Limiter le recours aux contrats courts, dans tous les secteurs d’activité

Dans une logique de simplification, ce bonus-malus ne sera aussi désormais appliqué qu’aux fins de contrats de travail d’une durée inférieure à 3 mois : « Les organisations syndicales constatent que le bonus-malus reste complexe à expliquer et difficile à mettre en œuvre pour les employeurs, poursuit Frédéric Belouze. Nous avons donc voulu aller au plus simple en concentrant les sanctions sur le recours abusif aux contrats très précaires. Dans certains secteurs – l’audiovisuel par exemple – des gens peuvent cumuler pendant plusieurs années 10 à 15 contrats de travail de quelques jours sur un seul mois. Ça, il faut le sanctionner en priorité, pour que l’employeur soit incité à leur proposer des contrats plus longs et sécurisants. »

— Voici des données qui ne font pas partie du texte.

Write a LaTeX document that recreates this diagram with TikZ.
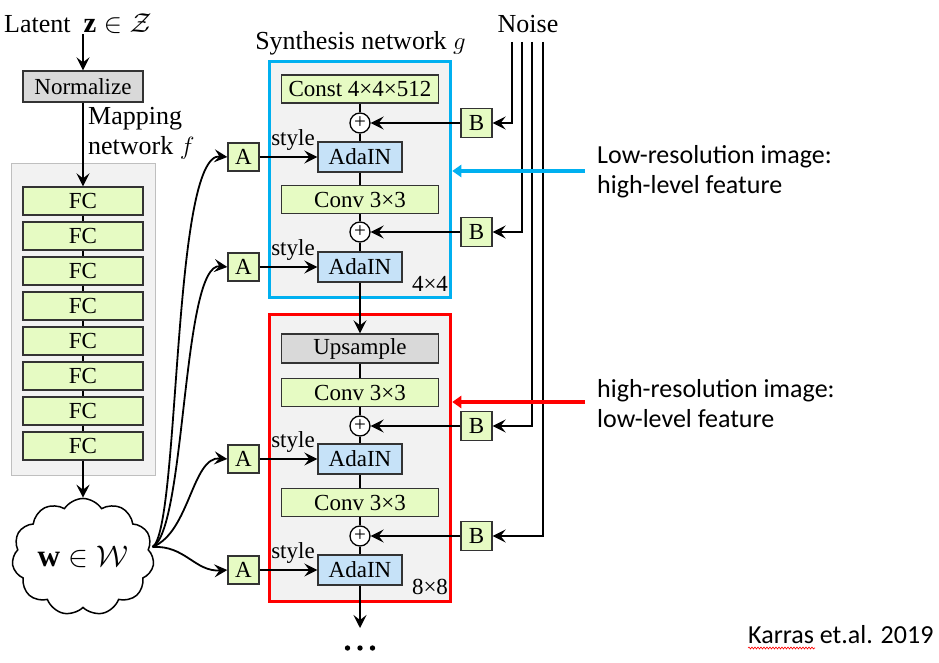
\documentclass[tikz,border=0pt]{standalone}
\usepackage{fontspec}
\setmainfont{Liberation Serif}
\newfontfamily\calibrifont{Carlito}
\usetikzlibrary{arrows.meta,shapes.symbols,decorations.pathmorphing,calc}
\definecolor{boxgreen}{HTML}{E6FBC3}
\definecolor{boxblue}{HTML}{C6E2F8}
\definecolor{boxgray}{HTML}{D9D9D9}
\definecolor{bggray}{HTML}{F2F2F2}
\definecolor{bgborder}{HTML}{BFBFBF}
\definecolor{lowblue}{HTML}{00B0F0}
\definecolor{highred}{HTML}{FF0000}
\definecolor{edgecol}{HTML}{333333}
\begin{document}
\begin{tikzpicture}[x=1pt,y=-1pt,
  base/.style={draw=edgecol, line width=1.3pt, inner sep=0pt, font=\fontsize{23}{27}\selectfont},
  gbox/.style={base, fill=boxgreen, minimum width=157pt, minimum height=28pt},
  graybox/.style={base, fill=boxgray, minimum width=157pt, minimum height=29pt},
  fcbox/.style={base, fill=boxgreen, minimum width=120pt, minimum height=28pt},
  adabox/.style={base, fill=boxblue, minimum width=84pt, minimum height=30pt},
  smallbox/.style={base, fill=boxgreen, minimum width=31pt, minimum height=28pt},
  plus/.style={circle, draw=black, line width=1.3pt, fill=white, minimum size=20pt, inner sep=0pt, font=\fontsize{21}{21}\selectfont},
  conn/.style={black, line width=1.8pt},
  arr/.style={conn, -{Stealth[length=13pt,width=13pt,inset=5pt]}},
  stage/.style={line width=3.5pt, fill=bggray, inner sep=0pt, minimum width=181pt},
  lbl/.style={font=\fontsize{26}{30}\selectfont, inner sep=0pt},
  smalllbl/.style={font=\fontsize{23}{27}\selectfont, inner sep=0pt},
  note/.style={font=\calibrifont\fontsize{26}{30}\selectfont, align=left, inner sep=0pt, anchor=north west},
  callout/.style={line width=3.5pt, -{Triangle[length=9pt,width=12pt]}}
]
\useasboundingbox (0,0) rectangle (939,663);

% ---------- backgrounds ----------
\node[draw=bgborder, fill=bggray, line width=1.2pt, minimum width=144pt, minimum height=312pt, inner sep=0pt] (mapbg) at (83.5,319.5) {};
\node[stage, draw=lowblue, minimum height=236pt] (blue) at (360,179.5) {};
\node[stage, draw=highred, minimum height=287pt] (red) at (360,458) {};

% ---------- mapping network ----------
\node[lbl, anchor=base west] (latent) at (4,33) {Latent\ \ \scalebox{1.1}{$\mathbf{z}\in\mathcal{Z}$}};
\node[base, fill=boxgray, minimum width=120pt, minimum height=31pt] (norm) at (83,86.5) {Normalize};
\node[lbl, anchor=north west, align=left] (maplbl) at (88,107) {Mapping\\network $f$};
\foreach \i in {1,...,8} {
  \node[fcbox] (fc\i) at (83,{201+35*(\i-1)}) {FC};
}
\node[cloud, draw=black, line width=1.5pt, fill=white, cloud puffs=11, cloud puff arc=115,
      aspect=1.27, minimum width=142pt, minimum height=112pt, inner sep=0pt,
      font=\fontsize{26}{30}\selectfont] (w) at (83,557) {\scalebox{1.2}{$\mathbf{w}\in\mathcal{W}$}};
\coordinate (wout) at ($(w.east)+(-1,-10)$);

% ---------- A boxes ----------
\node[smallbox] (A1) at (243.5,157) {A};
\node[smallbox] (A2) at (243.5,267) {A};
\node[smallbox] (A3) at (243.5,459) {A};
\node[smallbox] (A4) at (243.5,570) {A};

% ---------- synthesis network ----------
\node[lbl, anchor=base] (synlbl) at (360.5,50) {Synthesis network $g$};
\node[lbl, anchor=base] (noise) at (528,33) {Noise};

\node[gbox] (const) at (360,89) {Const 4×4×512};
\node[plus] (p1) at (360,123) {+};
\node[adabox] (ada1) at (360,157) {AdaIN};
\node[gbox] (conv1) at (360,199.5) {Conv 3×3};
\node[plus] (p2) at (360,232) {+};
\node[adabox] (ada2) at (360,267) {AdaIN};
\node[smalllbl] (res4) at (430,284) {4×4};

\node[graybox] (ups) at (360,348.5) {Upsample};
\node[gbox] (conv2) at (360,392.5) {Conv 3×3};
\node[plus] (p3) at (360,426) {+};
\node[adabox] (ada3) at (360,459) {AdaIN};
\node[gbox] (conv3) at (360,502.5) {Conv 3×3};
\node[plus] (p4) at (360,536) {+};
\node[adabox] (ada4) at (360,570) {AdaIN};
\node[smalllbl] (res8) at (430,587) {8×8};
\coordinate (more) at (360,628);

\node[smalllbl] (st1) at (293,140) {style};
\node[smalllbl] (st2) at (293,250) {style};
\node[smalllbl] (st3) at (293,442) {style};
\node[smalllbl] (st4) at (293,553) {style};

% ---------- B boxes ----------
\node[smallbox, minimum height=29pt] (B1) at (476.5,123) {B};
\node[smallbox, minimum height=29pt] (B2) at (476.5,232) {B};
\node[smallbox, minimum height=29pt] (B3) at (476.5,426) {B};
\node[smallbox, minimum height=29pt] (B4) at (476.5,536) {B};

\coordinate (n1) at (512,42);
\coordinate (n2) at (522,42);
\coordinate (n3) at (532,42);
\coordinate (n4) at (543,42);

% ---------- connectors ----------
\draw[arr] (latent.south -| norm.north) -- (norm.north);
\draw[arr] (norm.south) -- (fc1.north);
\foreach \i [evaluate=\i as \j using int(\i+1)] in {1,...,7} {
  \draw[conn] (fc\i.south) -- (fc\j.north);
}
\draw[arr] (fc8.south) -- (w.north);

\draw[arr] (wout) .. controls (180,530) and (172,152) .. (A1.west);
\draw[arr] (wout) .. controls (186,530) and (182,262) .. (A2.west);
\draw[arr] (wout) .. controls (190,532) and (192,456) .. (A3.west);
\draw[arr] (wout) .. controls (185,545) and (195,572) .. (A4.west);

\draw[arr] (A1) -- (ada1);
\draw[arr] (A2) -- (ada2);
\draw[arr] (A3) -- (ada3);
\draw[arr] (A4) -- (ada4);

\draw[conn] (const) -- (p1);
\draw[conn] (p1) -- (ada1);
\draw[conn] (ada1) -- (conv1);
\draw[conn] (conv1) -- (p2);
\draw[conn] (p2) -- (ada2);
\draw[arr] (ada2) -- (ups);
\draw[conn] (ups) -- (conv2);
\draw[conn] (conv2) -- (p3);
\draw[conn] (p3) -- (ada3);
\draw[conn] (ada3) -- (conv3);
\draw[conn] (conv3) -- (p4);
\draw[conn] (p4) -- (ada4);
\draw[arr] (ada4) -- (more);

\draw[arr] (B1) -- (p1);
\draw[arr] (B2) -- (p2);
\draw[arr] (B3) -- (p3);
\draw[arr] (B4) -- (p4);

\draw[arr] (n1) |- (B1);
\draw[arr] (n2) |- (B2);
\draw[arr] (n3) |- (B3);
\draw[arr] (n4) |- (B4);

\fill (347.5,648) circle (2.7pt);
\fill (360,648) circle (2.7pt);
\fill (372.5,648) circle (2.7pt);

% ---------- annotations ----------
\coordinate (lowfrom) at (585,171);
\coordinate (highfrom) at (585,402);
\draw[callout, lowblue] (lowfrom) -- (lowfrom -| blue.east);
\draw[callout, highred] (highfrom) -- (highfrom -| red.east);
\node[note] (lowtxt) at (597,145) {Low-resolution image:\\high-level feature};
\node[note] (hightxt) at (597,379) {high-resolution image:\\low-level feature};

\node[anchor=base west, font=\calibrifont\fontsize{26}{30}\selectfont, inner sep=0pt] (cite) at (748,643) {Karras et.al. 2019};
\draw[highred, line width=0.6pt, decorate, decoration={snake, amplitude=1pt, segment length=3pt}]
  ($(cite.base west)+(0,5)$) -- ($(cite.base west)+(67,5)$);
\end{tikzpicture}
\end{document}
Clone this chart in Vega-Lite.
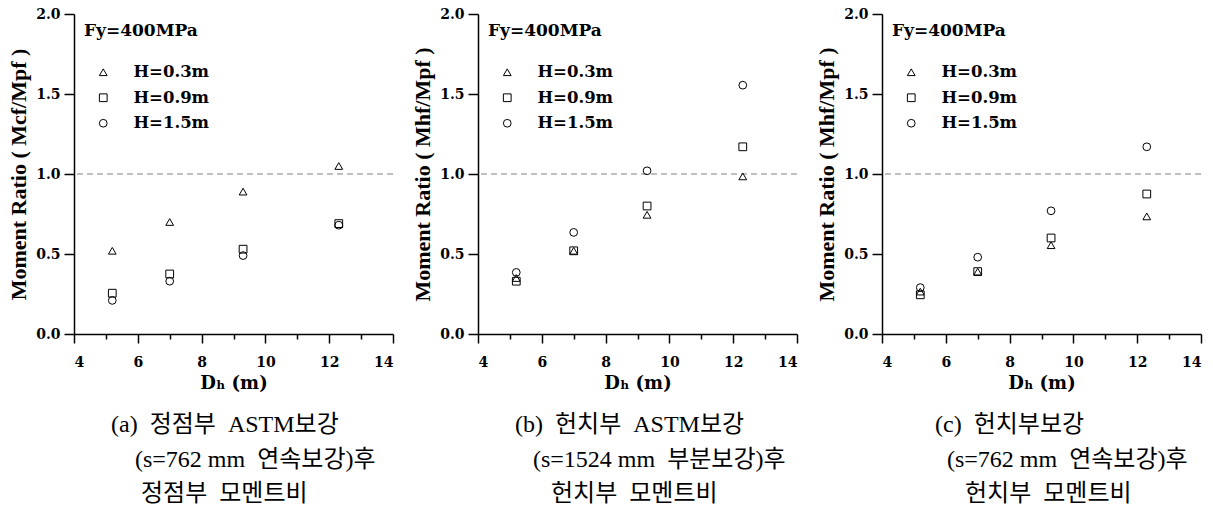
{
  "$schema": "https://vega.github.io/schema/vega-lite/v6.json",
  "background": "white",
  "padding": {"left": 7, "top": 7, "right": 5, "bottom": 0},
  "data": {"values": [
    {"p": "a", "D": 5.2, "H": "H=0.3m", "r": 0.52},
    {"p": "a", "D": 7.0, "H": "H=0.3m", "r": 0.70},
    {"p": "a", "D": 9.3, "H": "H=0.3m", "r": 0.89},
    {"p": "a", "D": 12.3, "H": "H=0.3m", "r": 1.05},
    {"p": "a", "D": 5.2, "H": "H=0.9m", "r": 0.255},
    {"p": "a", "D": 7.0, "H": "H=0.9m", "r": 0.375},
    {"p": "a", "D": 9.3, "H": "H=0.9m", "r": 0.53},
    {"p": "a", "D": 12.3, "H": "H=0.9m", "r": 0.69},
    {"p": "a", "D": 5.2, "H": "H=1.5m", "r": 0.21},
    {"p": "a", "D": 7.0, "H": "H=1.5m", "r": 0.33},
    {"p": "a", "D": 9.3, "H": "H=1.5m", "r": 0.49},
    {"p": "a", "D": 12.3, "H": "H=1.5m", "r": 0.68},
    {"p": "b", "D": 5.2, "H": "H=0.3m", "r": 0.35},
    {"p": "b", "D": 7.0, "H": "H=0.3m", "r": 0.52},
    {"p": "b", "D": 9.3, "H": "H=0.3m", "r": 0.745},
    {"p": "b", "D": 12.3, "H": "H=0.3m", "r": 0.985},
    {"p": "b", "D": 5.2, "H": "H=0.9m", "r": 0.33},
    {"p": "b", "D": 7.0, "H": "H=0.9m", "r": 0.52},
    {"p": "b", "D": 9.3, "H": "H=0.9m", "r": 0.80},
    {"p": "b", "D": 12.3, "H": "H=0.9m", "r": 1.17},
    {"p": "b", "D": 5.2, "H": "H=1.5m", "r": 0.385},
    {"p": "b", "D": 7.0, "H": "H=1.5m", "r": 0.635},
    {"p": "b", "D": 9.3, "H": "H=1.5m", "r": 1.02},
    {"p": "b", "D": 12.3, "H": "H=1.5m", "r": 1.555},
    {"p": "c", "D": 5.2, "H": "H=0.3m", "r": 0.265},
    {"p": "c", "D": 7.0, "H": "H=0.3m", "r": 0.39},
    {"p": "c", "D": 9.3, "H": "H=0.3m", "r": 0.555},
    {"p": "c", "D": 12.3, "H": "H=0.3m", "r": 0.735},
    {"p": "c", "D": 5.2, "H": "H=0.9m", "r": 0.245},
    {"p": "c", "D": 7.0, "H": "H=0.9m", "r": 0.39},
    {"p": "c", "D": 9.3, "H": "H=0.9m", "r": 0.60},
    {"p": "c", "D": 12.3, "H": "H=0.9m", "r": 0.875},
    {"p": "c", "D": 5.2, "H": "H=1.5m", "r": 0.29},
    {"p": "c", "D": 7.0, "H": "H=1.5m", "r": 0.48},
    {"p": "c", "D": 9.3, "H": "H=1.5m", "r": 0.77},
    {"p": "c", "D": 12.3, "H": "H=1.5m", "r": 1.17}
  ]},
  "spacing": 85,
  "bounds": "flush",
  "resolve": {"legend": {"shape": "independent"}},
  "hconcat": [
    {
      "width": 319, "height": 320,
      "title": {"text": ["(a)\u00a0 정점부\u00a0 ASTM보강", "\u200b\u00a0\u00a0\u00a0\u00a0(s=762 mm\u00a0 연속보강)후", "\u200b\u00a0\u00a0\u00a0\u00a0\u00a0정점부\u00a0 모멘트비"], "dx": 37},
      "layer": [
        {"data": {"values": [{}]}, "mark": {"type": "rule", "color": "#808080", "strokeDash": [6, 4], "strokeWidth": 1}, "encoding": {"y": {"datum": 1, "type": "quantitative", "scale": {"domain": [0, 2], "nice": false}}}},
        {
          "transform": [{"filter": "datum.p === 'a'"}],
          "mark": {"type": "point", "filled": false, "color": "black", "strokeWidth": 1, "size": 60, "opacity": 1},
          "encoding": {
            "x": {"field": "D", "type": "quantitative", "scale": {"domain": [4, 14], "nice": false}, "axis": {"title": "Dₕ (m)", "values": [4,5,6,7,8,9,10,11,12,13,14], "labelExpr": "datum.value % 2 == 0 ? datum.label : ''"}},
            "y": {"field": "r", "type": "quantitative", "scale": {"domain": [0, 2], "nice": false}, "axis": {"title": "Moment Ratio ( Mcf/Mpf )", "values": [0,0.25,0.5,0.75,1,1.25,1.5,1.75,2], "labelExpr": "datum.value % 0.5 == 0 ? format(datum.value, '.1f') : ''"}},
            "shape": {"field": "H", "type": "nominal", "scale": {"domain": ["H=0.3m", "H=0.9m", "H=1.5m"], "range": ["triangle-up", "square", "circle"]}, "legend": {"title": "Fy=400MPa", "orient": "none", "legendX": 10, "legendY": 9}}
          }
        }
      ]
    },
    {
      "width": 319, "height": 320,
      "title": {"text": ["(b)\u00a0 헌치부\u00a0 ASTM보강", "\u200b\u00a0\u00a0\u00a0(s=1524 mm\u00a0 부분보강)후", "\u200b\u00a0\u00a0\u00a0\u00a0\u00a0\u00a0헌치부\u00a0 모멘트비"], "dx": 37},
      "layer": [
        {"data": {"values": [{}]}, "mark": {"type": "rule", "color": "#808080", "strokeDash": [6, 4], "strokeWidth": 1}, "encoding": {"y": {"datum": 1, "type": "quantitative", "scale": {"domain": [0, 2], "nice": false}}}},
        {
          "transform": [{"filter": "datum.p === 'b'"}],
          "mark": {"type": "point", "filled": false, "color": "black", "strokeWidth": 1, "size": 60, "opacity": 1},
          "encoding": {
            "x": {"field": "D", "type": "quantitative", "scale": {"domain": [4, 14], "nice": false}, "axis": {"title": "Dₕ (m)", "values": [4,5,6,7,8,9,10,11,12,13,14], "labelExpr": "datum.value % 2 == 0 ? datum.label : ''"}},
            "y": {"field": "r", "type": "quantitative", "scale": {"domain": [0, 2], "nice": false}, "axis": {"title": "Moment Ratio ( Mhf/Mpf )", "values": [0,0.25,0.5,0.75,1,1.25,1.5,1.75,2], "labelExpr": "datum.value % 0.5 == 0 ? format(datum.value, '.1f') : ''"}},
            "shape": {"field": "H", "type": "nominal", "scale": {"domain": ["H=0.3m", "H=0.9m", "H=1.5m"], "range": ["triangle-up", "square", "circle"]}, "legend": {"title": "Fy=400MPa", "orient": "none", "legendX": 10, "legendY": 9}}
          }
        }
      ]
    },
    {
      "width": 319, "height": 320,
      "title": {"text": ["(c)\u00a0 헌치부보강", "\u200b\u00a0\u00a0(s=762 mm\u00a0 연속보강)후", "\u200b\u00a0\u00a0\u00a0\u00a0\u00a0헌치부\u00a0 모멘트비"], "dx": 53},
      "layer": [
        {"data": {"values": [{}]}, "mark": {"type": "rule", "color": "#808080", "strokeDash": [6, 4], "strokeWidth": 1}, "encoding": {"y": {"datum": 1, "type": "quantitative", "scale": {"domain": [0, 2], "nice": false}}}},
        {
          "transform": [{"filter": "datum.p === 'c'"}],
          "mark": {"type": "point", "filled": false, "color": "black", "strokeWidth": 1, "size": 60, "opacity": 1},
          "encoding": {
            "x": {"field": "D", "type": "quantitative", "scale": {"domain": [4, 14], "nice": false}, "axis": {"title": "Dₕ (m)", "values": [4,5,6,7,8,9,10,11,12,13,14], "labelExpr": "datum.value % 2 == 0 ? datum.label : ''"}},
            "y": {"field": "r", "type": "quantitative", "scale": {"domain": [0, 2], "nice": false}, "axis": {"title": "Moment Ratio ( Mhf/Mpf )", "values": [0,0.25,0.5,0.75,1,1.25,1.5,1.75,2], "labelExpr": "datum.value % 0.5 == 0 ? format(datum.value, '.1f') : ''"}},
            "shape": {"field": "H", "type": "nominal", "scale": {"domain": ["H=0.3m", "H=0.9m", "H=1.5m"], "range": ["triangle-up", "square", "circle"]}, "legend": {"title": "Fy=400MPa", "orient": "none", "legendX": 10, "legendY": 9}}
          }
        }
      ]
    }
  ],
  "config": {
    "view": {"stroke": null},
    "axis": {"grid": false, "domainColor": "black", "domainWidth": 1.5, "tickColor": "black", "tickWidth": 1.5, "labelFont": "DejaVu Serif", "labelFontWeight": "bold", "labelFontSize": 14, "labelColor": "black", "titleFont": "DejaVu Serif", "titleFontWeight": "bold", "titleColor": "black", "titleFontSize": 18},
    "axisX": {"tickSize": {"condition": {"test": "datum.value % 2 == 0", "value": 9}, "value": 5}, "labelPadding": 12, "titlePadding": 5},
    "axisY": {"tickSize": {"condition": {"test": "datum.value % 0.5 == 0", "value": 10}, "value": 5}, "labelPadding": 4, "titleFont": "Liberation Serif", "titleFontSize": 22, "titlePadding": 5},
    "legend": {"titleFont": "DejaVu Serif", "titleFontSize": 17, "titleFontWeight": "bold", "titleColor": "black", "labelFont": "DejaVu Serif", "labelFontSize": 16.5, "labelFontWeight": "bold", "labelColor": "black", "symbolStrokeColor": "black", "symbolFillColor": "transparent", "symbolStrokeWidth": 1, "symbolSize": 60, "symbolOffset": 11, "labelOffset": 22, "rowPadding": 8.5, "titlePadding": 24, "padding": 0},
    "title": {"font": "'Liberation Serif', 'Noto Sans CJK KR'", "fontSize": 24, "fontWeight": "normal", "color": "black", "lineHeight": 34.5, "orient": "bottom", "anchor": "start", "frame": "group", "offset": 21}
  }
}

Quid, cependant, des CDD supérieurs à 3 mois ? « Ça reste des contrats précaires, évidemment, approuve Fréderic Belouze. Cela nécessite un gros travail préparatoire et on voudra justement déterminer lors de la négociation à venir comment limiter l’utilisation des contrats courts – quelle que soit leur durée – dans tous les secteurs. » Rendez-vous est donc pris avant la fin de l’année, pour mettre sur pied un corpus de mesures qui assurent davantage de stabilité et de pérennité professionnelle aux salariés, quel que soit leur emploi et leur domaine d’activité.